**Task description:**
Write out the listing below without alteration, omitting its pictures.

**Recorded information:**
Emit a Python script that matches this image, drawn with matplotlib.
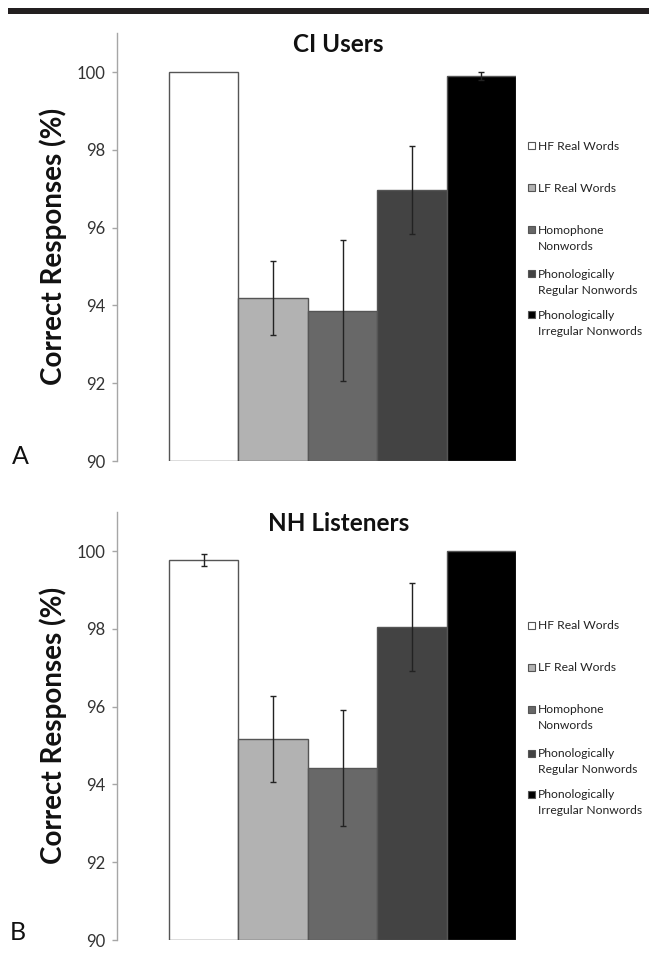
import matplotlib
matplotlib.use("Agg")
import matplotlib.pyplot as plt
from matplotlib.patches import Rectangle
import numpy as np

plt.rcParams['font.family'] = ['Lato', 'DejaVu Sans']

categories = ["HF Real Words", "LF Real Words", "Homophone\nNonwords",
              "Phonologically\nRegular Nonwords", "Phonologically\nIrregular Nonwords"]
colors = ["#ffffff", "#b2b2b2", "#686868", "#434343", "#000000"]

ci_values = [100.0, 94.19, 93.86, 96.97, 99.90]
ci_errors = [0.0, 0.95, 1.81, 1.13, 0.10]
nh_values = [99.77, 95.17, 94.42, 98.05, 100.0]
nh_errors = [0.16, 1.10, 1.50, 1.13, 0.0]

yticks = [90, 92, 94, 96, 98, 100]
titles = ["CI Users", "NH Listeners"]
panel_letters = ["A", "B"]
ylabel = "Correct Responses (%)"

W, H = 649, 955
fig = plt.figure(figsize=(W / 100, H / 100), dpi=100)

# top black rule
fig.add_artist(Rectangle((8 / W, 1 - 14 / H), (W - 8) / W, 6 / H,
                         transform=fig.transFigure, color="#231f20", lw=0))

panels = [(ci_values, ci_errors), (nh_values, nh_errors)]
offsets = [0, 479]
x = np.arange(len(categories))

for i, (vals, errs) in enumerate(panels):
    off = offsets[i]
    top_px = 33 + off
    bot_px = 461 + off
    ax = fig.add_axes([117 / W, 1 - bot_px / H, 399 / W, (bot_px - top_px) / H])
    ax.bar(x, np.array(vals) - 90, bottom=90, width=1.0, color=colors,
           edgecolor="#555555", linewidth=1.0, zorder=2)
    for xi, v, e in zip(x, vals, errs):
        if e > 0:
            ax.errorbar(xi, v, yerr=e, fmt='none', ecolor="#222222",
                        elinewidth=1.0, capsize=2.5, capthick=1.0, zorder=3)
    ax.set_xlim(-1.25, 4.5)
    ax.set_ylim(90, 90 + (bot_px - top_px) / 38.9)
    ax.set_yticks(yticks)
    ax.set_yticklabels([str(t) for t in yticks], fontsize=12, color="#333333")
    ax.tick_params(axis='y', direction='out', length=3.6, width=1,
                   color="#a6a6a6", pad=5)
    ax.set_xticks([])
    for s in ["top", "right", "bottom"]:
        ax.spines[s].set_visible(False)
    ax.spines["left"].set_color("#a6a6a6")
    ax.spines["left"].set_linewidth(1)
    ax.patch.set_alpha(0)

    fig.text(338.5 / W, 1 - (52 + off) / H, titles[i], ha='center',
             va='baseline', fontsize=17.5, fontweight='bold', color="#111111")
    fig.text(53 / W, 1 - (246 + off) / H, ylabel, rotation=90, ha='center',
             va='center', fontsize=20, fontweight='bold', color="#111111")
    fig.text((12 - 2 * i) / W, 1 - (464 + off - 3 * i) / H, panel_letters[i],
             ha='left', va='baseline', fontsize=18, color="#111111")

    # legend
    leg_y = [146, 188, 230, 274, 315]
    for j, (lab, c) in enumerate(zip(categories, colors)):
        yc = leg_y[j] + off
        fig.add_artist(Rectangle((528 / W, 1 - (yc + 3.5) / H), 7 / W, 7 / H,
                                 transform=fig.transFigure, facecolor=c,
                                 edgecolor="#555555", lw=0.8))
        for k, ln in enumerate(lab.split("\n")):
            fig.text(537.5 / W, 1 - (yc + 4 + 16 * k) / H, ln, ha='left',
                     va='baseline', fontsize=8.7, color="#222222")

fig.savefig("out.png", dpi=100)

**The solution:**
Emit a Python script that matches this image, drawn with matplotlib.
import matplotlib
matplotlib.use("Agg")
import matplotlib.pyplot as plt
from matplotlib.patches import Rectangle
import numpy as np

plt.rcParams['font.family'] = ['Lato', 'DejaVu Sans']

categories = ["HF Real Words", "LF Real Words", "Homophone\nNonwords",
              "Phonologically\nRegular Nonwords", "Phonologically\nIrregular Nonwords"]
colors = ["#ffffff", "#b2b2b2", "#686868", "#434343", "#000000"]

ci_values = [100.0, 94.19, 93.86, 96.97, 99.90]
ci_errors = [0.0, 0.95, 1.81, 1.13, 0.10]
nh_values = [99.77, 95.17, 94.42, 98.05, 100.0]
nh_errors = [0.16, 1.10, 1.50, 1.13, 0.0]

yticks = [90, 92, 94, 96, 98, 100]
titles = ["CI Users", "NH Listeners"]
panel_letters = ["A", "B"]
ylabel = "Correct Responses (%)"

W, H = 649, 955
fig = plt.figure(figsize=(W / 100, H / 100), dpi=100)

# top black rule
fig.add_artist(Rectangle((8 / W, 1 - 14 / H), (W - 8) / W, 6 / H,
                         transform=fig.transFigure, color="#231f20", lw=0))

panels = [(ci_values, ci_errors), (nh_values, nh_errors)]
offsets = [0, 479]
x = np.arange(len(categories))

for i, (vals, errs) in enumerate(panels):
    off = offsets[i]
    top_px = 33 + off
    bot_px = 461 + off
    ax = fig.add_axes([117 / W, 1 - bot_px / H, 399 / W, (bot_px - top_px) / H])
    ax.bar(x, np.array(vals) - 90, bottom=90, width=1.0, color=colors,
           edgecolor="#555555", linewidth=1.0, zorder=2)
    for xi, v, e in zip(x, vals, errs):
        if e > 0:
            ax.errorbar(xi, v, yerr=e, fmt='none', ecolor="#222222",
                        elinewidth=1.0, capsize=2.5, capthick=1.0, zorder=3)
    ax.set_xlim(-1.25, 4.5)
    ax.set_ylim(90, 90 + (bot_px - top_px) / 38.9)
    ax.set_yticks(yticks)
    ax.set_yticklabels([str(t) for t in yticks], fontsize=12, color="#333333")
    ax.tick_params(axis='y', direction='out', length=3.6, width=1,
                   color="#a6a6a6", pad=5)
    ax.set_xticks([])
    for s in ["top", "right", "bottom"]:
        ax.spines[s].set_visible(False)
    ax.spines["left"].set_color("#a6a6a6")
    ax.spines["left"].set_linewidth(1)
    ax.patch.set_alpha(0)

    fig.text(338.5 / W, 1 - (52 + off) / H, titles[i], ha='center',
             va='baseline', fontsize=17.5, fontweight='bold', color="#111111")
    fig.text(53 / W, 1 - (246 + off) / H, ylabel, rotation=90, ha='center',
             va='center', fontsize=20, fontweight='bold', color="#111111")
    fig.text((12 - 2 * i) / W, 1 - (464 + off - 3 * i) / H, panel_letters[i],
             ha='left', va='baseline', fontsize=18, color="#111111")

    # legend
    leg_y = [146, 188, 230, 274, 315]
    for j, (lab, c) in enumerate(zip(categories, colors)):
        yc = leg_y[j] + off
        fig.add_artist(Rectangle((528 / W, 1 - (yc + 3.5) / H), 7 / W, 7 / H,
                                 transform=fig.transFigure, facecolor=c,
                                 edgecolor="#555555", lw=0.8))
        for k, ln in enumerate(lab.split("\n")):
            fig.text(537.5 / W, 1 - (yc + 4 + 16 * k) / H, ln, ha='left',
                     va='baseline', fontsize=8.7, color="#222222")

fig.savefig("out.png", dpi=100)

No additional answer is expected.